## [SET TASK]
Write each line of the material exactly as given, from the top through the line that contains "4200000, 4250000, 4300000]", and omit all pictures.

-- Begin SUPPLIED RECORDS --

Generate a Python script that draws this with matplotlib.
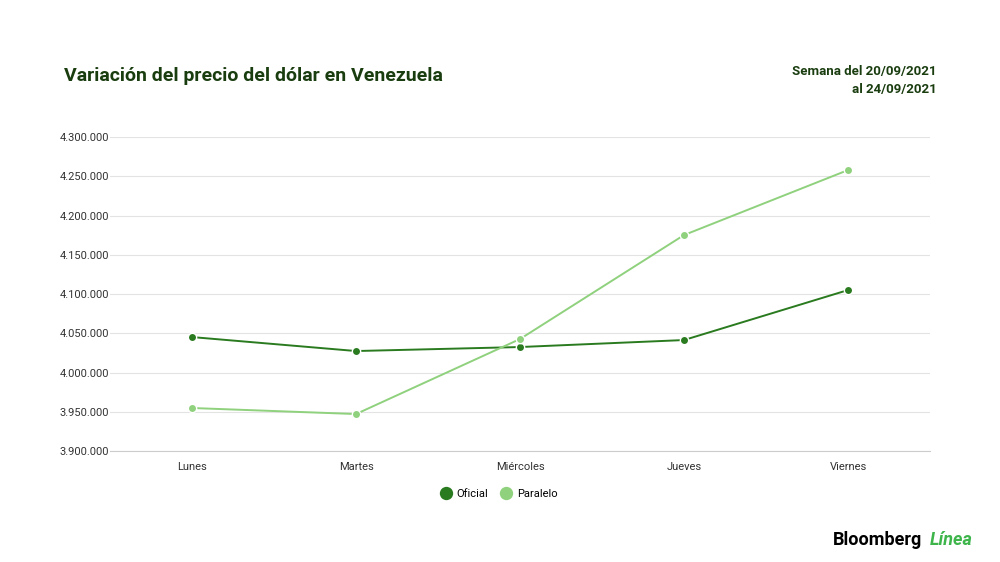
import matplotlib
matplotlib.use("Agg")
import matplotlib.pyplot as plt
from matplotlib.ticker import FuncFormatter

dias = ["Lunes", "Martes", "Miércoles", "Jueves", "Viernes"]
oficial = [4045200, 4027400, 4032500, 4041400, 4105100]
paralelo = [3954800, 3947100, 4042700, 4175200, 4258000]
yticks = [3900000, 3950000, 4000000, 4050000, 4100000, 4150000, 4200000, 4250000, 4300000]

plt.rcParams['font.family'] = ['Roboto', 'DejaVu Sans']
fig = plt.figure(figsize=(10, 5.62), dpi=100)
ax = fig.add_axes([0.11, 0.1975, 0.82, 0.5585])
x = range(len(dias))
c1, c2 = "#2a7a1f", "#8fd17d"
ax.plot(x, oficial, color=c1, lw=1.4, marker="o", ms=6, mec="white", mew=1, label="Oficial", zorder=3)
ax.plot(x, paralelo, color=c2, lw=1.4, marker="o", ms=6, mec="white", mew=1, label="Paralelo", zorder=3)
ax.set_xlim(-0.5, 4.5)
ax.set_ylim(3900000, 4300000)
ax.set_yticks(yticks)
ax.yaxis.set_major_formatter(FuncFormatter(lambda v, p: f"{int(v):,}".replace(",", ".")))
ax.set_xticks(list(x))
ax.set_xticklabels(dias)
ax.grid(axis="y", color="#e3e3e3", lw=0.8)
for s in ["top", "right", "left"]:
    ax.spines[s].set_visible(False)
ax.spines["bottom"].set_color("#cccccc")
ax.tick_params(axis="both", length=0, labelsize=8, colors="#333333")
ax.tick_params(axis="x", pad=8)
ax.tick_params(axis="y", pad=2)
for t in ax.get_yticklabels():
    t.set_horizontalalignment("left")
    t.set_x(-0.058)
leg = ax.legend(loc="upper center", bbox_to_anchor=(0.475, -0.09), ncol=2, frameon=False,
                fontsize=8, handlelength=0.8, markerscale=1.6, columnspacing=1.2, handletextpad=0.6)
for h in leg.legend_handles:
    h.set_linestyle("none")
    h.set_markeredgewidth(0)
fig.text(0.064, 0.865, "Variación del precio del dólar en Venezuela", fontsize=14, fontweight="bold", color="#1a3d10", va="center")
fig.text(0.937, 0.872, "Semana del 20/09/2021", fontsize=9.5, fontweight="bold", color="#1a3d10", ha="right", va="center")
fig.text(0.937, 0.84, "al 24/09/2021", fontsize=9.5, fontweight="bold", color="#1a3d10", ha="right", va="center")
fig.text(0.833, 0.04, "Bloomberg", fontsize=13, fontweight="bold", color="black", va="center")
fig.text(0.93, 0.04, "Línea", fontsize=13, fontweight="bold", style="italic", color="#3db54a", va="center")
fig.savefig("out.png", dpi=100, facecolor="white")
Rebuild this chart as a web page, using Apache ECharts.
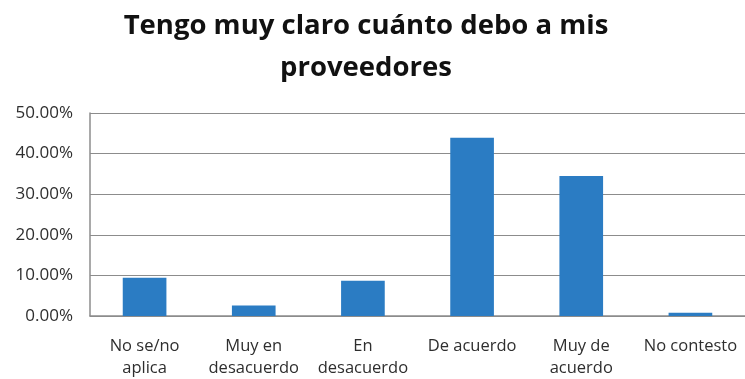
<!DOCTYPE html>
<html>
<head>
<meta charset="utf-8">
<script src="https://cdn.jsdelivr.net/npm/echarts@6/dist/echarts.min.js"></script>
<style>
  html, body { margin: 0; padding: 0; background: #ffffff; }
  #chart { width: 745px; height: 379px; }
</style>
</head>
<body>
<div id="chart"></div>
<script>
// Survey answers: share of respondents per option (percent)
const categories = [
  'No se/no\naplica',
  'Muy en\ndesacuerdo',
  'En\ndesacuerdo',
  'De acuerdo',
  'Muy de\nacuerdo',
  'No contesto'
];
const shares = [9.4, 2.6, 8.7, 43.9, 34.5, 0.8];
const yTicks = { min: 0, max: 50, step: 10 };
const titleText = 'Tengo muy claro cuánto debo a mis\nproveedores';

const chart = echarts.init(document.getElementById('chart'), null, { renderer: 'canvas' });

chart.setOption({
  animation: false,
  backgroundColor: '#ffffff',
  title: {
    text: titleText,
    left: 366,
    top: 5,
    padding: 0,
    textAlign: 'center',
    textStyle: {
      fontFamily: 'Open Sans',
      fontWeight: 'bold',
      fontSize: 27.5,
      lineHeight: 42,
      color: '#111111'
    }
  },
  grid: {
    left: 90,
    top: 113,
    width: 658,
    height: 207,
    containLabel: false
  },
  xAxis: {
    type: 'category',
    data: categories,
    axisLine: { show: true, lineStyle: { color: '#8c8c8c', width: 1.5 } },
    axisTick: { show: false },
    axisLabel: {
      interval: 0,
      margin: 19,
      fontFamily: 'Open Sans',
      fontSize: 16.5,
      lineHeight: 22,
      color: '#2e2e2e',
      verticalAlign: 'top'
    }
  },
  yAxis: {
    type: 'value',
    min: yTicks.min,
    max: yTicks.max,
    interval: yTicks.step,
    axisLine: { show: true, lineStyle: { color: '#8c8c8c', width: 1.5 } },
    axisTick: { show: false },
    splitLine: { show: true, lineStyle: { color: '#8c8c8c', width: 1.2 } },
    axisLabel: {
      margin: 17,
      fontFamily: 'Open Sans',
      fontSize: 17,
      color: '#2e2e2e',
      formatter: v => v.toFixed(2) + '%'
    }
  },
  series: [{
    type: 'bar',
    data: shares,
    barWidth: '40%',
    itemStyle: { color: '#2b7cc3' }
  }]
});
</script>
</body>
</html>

-- End SUPPLIED RECORDS --

## [FINISHED ANSWER]
Generate a Python script that draws this with matplotlib.
import matplotlib
matplotlib.use("Agg")
import matplotlib.pyplot as plt
from matplotlib.ticker import FuncFormatter

dias = ["Lunes", "Martes", "Miércoles", "Jueves", "Viernes"]
oficial = [4045200, 4027400, 4032500, 4041400, 4105100]
paralelo = [3954800, 3947100, 4042700, 4175200, 4258000]
yticks = [3900000, 3950000, 4000000, 4050000, 4100000, 4150000, 4200000, 4250000, 4300000]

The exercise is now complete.